● WHAT IS BEING ASKED: Each line that holds the word "React" should be returned.

● DATA SEGMENT:
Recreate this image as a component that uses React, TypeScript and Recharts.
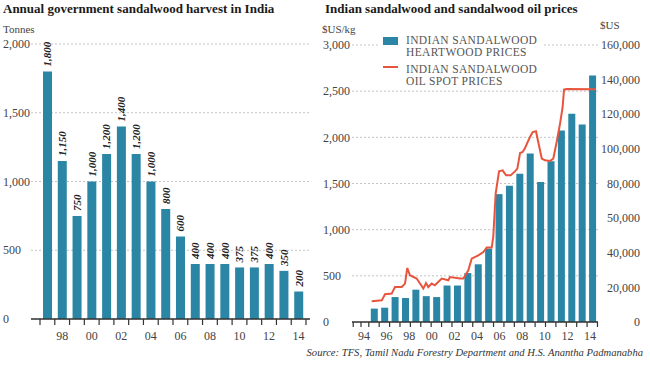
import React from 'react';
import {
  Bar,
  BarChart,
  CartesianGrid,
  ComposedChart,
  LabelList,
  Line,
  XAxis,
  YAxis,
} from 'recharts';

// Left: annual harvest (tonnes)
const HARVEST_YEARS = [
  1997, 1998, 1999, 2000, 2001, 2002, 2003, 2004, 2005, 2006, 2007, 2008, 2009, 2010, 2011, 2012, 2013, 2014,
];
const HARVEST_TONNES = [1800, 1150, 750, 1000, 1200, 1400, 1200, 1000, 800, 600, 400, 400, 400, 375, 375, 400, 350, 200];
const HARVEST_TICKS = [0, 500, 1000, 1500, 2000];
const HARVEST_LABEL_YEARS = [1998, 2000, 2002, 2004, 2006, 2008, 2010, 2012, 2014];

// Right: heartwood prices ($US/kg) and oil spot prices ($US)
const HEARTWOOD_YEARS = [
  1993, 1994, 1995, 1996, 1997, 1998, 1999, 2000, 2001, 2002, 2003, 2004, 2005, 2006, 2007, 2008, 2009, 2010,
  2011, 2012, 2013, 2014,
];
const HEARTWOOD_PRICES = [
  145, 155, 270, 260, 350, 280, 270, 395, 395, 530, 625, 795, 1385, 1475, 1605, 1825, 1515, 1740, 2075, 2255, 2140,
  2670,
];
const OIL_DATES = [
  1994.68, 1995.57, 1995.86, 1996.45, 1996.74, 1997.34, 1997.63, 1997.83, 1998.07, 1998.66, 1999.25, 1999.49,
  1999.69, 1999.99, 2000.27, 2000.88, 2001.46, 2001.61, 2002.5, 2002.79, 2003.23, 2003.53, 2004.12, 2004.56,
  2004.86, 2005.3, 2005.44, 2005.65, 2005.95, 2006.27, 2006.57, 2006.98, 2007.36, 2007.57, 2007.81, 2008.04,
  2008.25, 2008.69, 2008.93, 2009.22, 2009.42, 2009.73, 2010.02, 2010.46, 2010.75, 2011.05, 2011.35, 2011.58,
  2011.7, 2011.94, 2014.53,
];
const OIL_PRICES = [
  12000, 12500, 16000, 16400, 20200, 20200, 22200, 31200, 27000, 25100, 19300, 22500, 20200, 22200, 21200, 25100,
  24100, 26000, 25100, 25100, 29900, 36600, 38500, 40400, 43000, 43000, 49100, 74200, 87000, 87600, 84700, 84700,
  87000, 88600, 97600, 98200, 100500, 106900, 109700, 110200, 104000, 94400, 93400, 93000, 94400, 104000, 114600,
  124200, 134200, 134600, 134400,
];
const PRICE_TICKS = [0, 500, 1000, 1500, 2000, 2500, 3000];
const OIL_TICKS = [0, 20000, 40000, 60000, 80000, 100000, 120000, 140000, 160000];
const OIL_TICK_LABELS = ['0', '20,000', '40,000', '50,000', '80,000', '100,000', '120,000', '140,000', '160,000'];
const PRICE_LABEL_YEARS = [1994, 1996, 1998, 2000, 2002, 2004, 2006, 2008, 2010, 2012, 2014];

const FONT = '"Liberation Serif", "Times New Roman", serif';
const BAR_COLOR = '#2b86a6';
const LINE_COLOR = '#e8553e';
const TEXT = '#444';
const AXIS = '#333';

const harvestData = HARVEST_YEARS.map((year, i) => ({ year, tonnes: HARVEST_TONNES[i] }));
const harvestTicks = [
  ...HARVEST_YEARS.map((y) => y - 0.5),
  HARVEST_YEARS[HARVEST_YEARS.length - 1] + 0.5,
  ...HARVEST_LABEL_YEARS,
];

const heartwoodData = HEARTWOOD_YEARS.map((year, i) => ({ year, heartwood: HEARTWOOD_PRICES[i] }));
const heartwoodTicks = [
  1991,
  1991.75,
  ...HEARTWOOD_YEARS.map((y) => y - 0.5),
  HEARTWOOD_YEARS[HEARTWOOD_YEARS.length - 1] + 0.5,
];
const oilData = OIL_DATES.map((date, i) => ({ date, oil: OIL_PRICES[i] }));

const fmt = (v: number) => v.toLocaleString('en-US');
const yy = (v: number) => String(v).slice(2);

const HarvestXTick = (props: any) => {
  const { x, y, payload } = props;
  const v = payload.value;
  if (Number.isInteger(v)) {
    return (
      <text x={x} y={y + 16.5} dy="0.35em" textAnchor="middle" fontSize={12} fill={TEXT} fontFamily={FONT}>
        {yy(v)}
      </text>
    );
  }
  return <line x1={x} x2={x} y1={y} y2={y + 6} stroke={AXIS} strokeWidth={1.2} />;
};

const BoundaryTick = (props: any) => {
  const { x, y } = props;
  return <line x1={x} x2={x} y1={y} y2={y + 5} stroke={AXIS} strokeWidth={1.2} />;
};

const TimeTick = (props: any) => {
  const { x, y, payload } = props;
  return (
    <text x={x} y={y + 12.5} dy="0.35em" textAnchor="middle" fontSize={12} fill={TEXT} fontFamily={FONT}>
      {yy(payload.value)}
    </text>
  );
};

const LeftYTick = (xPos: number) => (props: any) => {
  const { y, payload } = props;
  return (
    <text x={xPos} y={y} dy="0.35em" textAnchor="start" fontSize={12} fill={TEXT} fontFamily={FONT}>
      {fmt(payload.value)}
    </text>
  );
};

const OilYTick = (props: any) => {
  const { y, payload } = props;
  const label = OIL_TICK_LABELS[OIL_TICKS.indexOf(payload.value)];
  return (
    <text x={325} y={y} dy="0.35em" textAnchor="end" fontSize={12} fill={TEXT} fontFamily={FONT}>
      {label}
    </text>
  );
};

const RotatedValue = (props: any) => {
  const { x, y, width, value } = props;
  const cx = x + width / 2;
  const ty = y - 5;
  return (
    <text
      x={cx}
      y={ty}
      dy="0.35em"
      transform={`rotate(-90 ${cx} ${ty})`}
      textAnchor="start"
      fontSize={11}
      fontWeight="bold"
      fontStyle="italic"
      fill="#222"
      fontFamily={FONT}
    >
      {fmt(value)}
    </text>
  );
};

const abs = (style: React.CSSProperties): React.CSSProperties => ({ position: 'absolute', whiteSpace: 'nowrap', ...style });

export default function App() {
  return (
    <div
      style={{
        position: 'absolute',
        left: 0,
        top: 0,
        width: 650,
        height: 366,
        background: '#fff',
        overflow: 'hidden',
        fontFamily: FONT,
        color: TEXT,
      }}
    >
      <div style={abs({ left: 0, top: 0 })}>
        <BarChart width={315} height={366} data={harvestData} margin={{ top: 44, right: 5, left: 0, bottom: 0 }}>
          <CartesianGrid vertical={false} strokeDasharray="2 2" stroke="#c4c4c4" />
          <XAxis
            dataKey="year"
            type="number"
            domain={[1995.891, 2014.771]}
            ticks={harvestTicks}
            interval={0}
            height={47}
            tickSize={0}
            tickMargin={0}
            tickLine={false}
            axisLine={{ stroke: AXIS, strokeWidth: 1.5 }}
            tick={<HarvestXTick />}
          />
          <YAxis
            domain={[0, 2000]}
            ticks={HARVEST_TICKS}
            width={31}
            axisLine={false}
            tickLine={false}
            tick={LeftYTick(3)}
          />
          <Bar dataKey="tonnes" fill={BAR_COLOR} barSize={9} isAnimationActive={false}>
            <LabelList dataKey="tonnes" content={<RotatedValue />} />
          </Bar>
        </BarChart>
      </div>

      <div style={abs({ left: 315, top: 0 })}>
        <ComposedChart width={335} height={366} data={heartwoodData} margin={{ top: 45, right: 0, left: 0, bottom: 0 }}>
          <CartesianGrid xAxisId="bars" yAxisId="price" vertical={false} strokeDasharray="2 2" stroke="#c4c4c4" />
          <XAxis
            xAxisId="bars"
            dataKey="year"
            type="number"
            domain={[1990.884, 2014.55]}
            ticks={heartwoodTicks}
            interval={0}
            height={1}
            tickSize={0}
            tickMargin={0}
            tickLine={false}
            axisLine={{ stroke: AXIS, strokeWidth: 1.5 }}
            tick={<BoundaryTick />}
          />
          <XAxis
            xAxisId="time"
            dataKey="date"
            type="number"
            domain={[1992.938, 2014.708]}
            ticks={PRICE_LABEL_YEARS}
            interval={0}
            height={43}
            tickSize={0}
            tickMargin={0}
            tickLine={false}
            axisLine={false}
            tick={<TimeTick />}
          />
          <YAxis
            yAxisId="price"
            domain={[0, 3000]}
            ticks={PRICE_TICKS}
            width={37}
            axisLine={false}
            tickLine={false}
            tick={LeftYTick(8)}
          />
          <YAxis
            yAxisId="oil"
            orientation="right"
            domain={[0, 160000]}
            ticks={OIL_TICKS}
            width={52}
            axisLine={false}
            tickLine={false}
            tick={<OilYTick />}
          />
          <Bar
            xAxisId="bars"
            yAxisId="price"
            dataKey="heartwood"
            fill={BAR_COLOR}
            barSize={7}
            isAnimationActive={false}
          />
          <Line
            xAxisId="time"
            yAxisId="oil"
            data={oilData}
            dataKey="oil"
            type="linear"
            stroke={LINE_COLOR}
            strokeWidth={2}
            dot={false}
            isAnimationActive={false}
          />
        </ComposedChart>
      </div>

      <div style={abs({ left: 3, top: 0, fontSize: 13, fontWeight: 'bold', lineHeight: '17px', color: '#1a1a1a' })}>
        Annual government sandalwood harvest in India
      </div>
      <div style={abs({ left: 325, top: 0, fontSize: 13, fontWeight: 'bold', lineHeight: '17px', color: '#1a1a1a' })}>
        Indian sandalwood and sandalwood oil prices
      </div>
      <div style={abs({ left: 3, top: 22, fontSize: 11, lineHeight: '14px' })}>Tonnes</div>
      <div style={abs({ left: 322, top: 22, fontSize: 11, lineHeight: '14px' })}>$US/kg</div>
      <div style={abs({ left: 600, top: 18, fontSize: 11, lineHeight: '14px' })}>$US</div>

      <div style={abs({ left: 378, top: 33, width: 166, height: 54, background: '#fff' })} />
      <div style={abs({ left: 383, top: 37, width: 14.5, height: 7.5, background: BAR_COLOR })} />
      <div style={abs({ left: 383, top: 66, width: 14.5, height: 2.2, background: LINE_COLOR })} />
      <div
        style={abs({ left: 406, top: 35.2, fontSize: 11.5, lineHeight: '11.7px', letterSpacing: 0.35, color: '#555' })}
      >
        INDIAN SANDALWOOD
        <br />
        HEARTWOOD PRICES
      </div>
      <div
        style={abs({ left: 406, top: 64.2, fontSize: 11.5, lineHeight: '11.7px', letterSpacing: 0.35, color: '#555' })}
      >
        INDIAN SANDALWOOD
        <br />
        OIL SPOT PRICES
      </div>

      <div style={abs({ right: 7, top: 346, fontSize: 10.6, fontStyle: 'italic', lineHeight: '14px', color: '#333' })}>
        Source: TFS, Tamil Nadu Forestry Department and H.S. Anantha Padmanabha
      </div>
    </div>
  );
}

● RESULT OF THE TASK:
Recreate this image as a component that uses React, TypeScript and Recharts.
import React from 'react';
const abs = (style: React.CSSProperties): React.CSSProperties => ({ position: 'absolute', whiteSpace: 'nowrap', ...style });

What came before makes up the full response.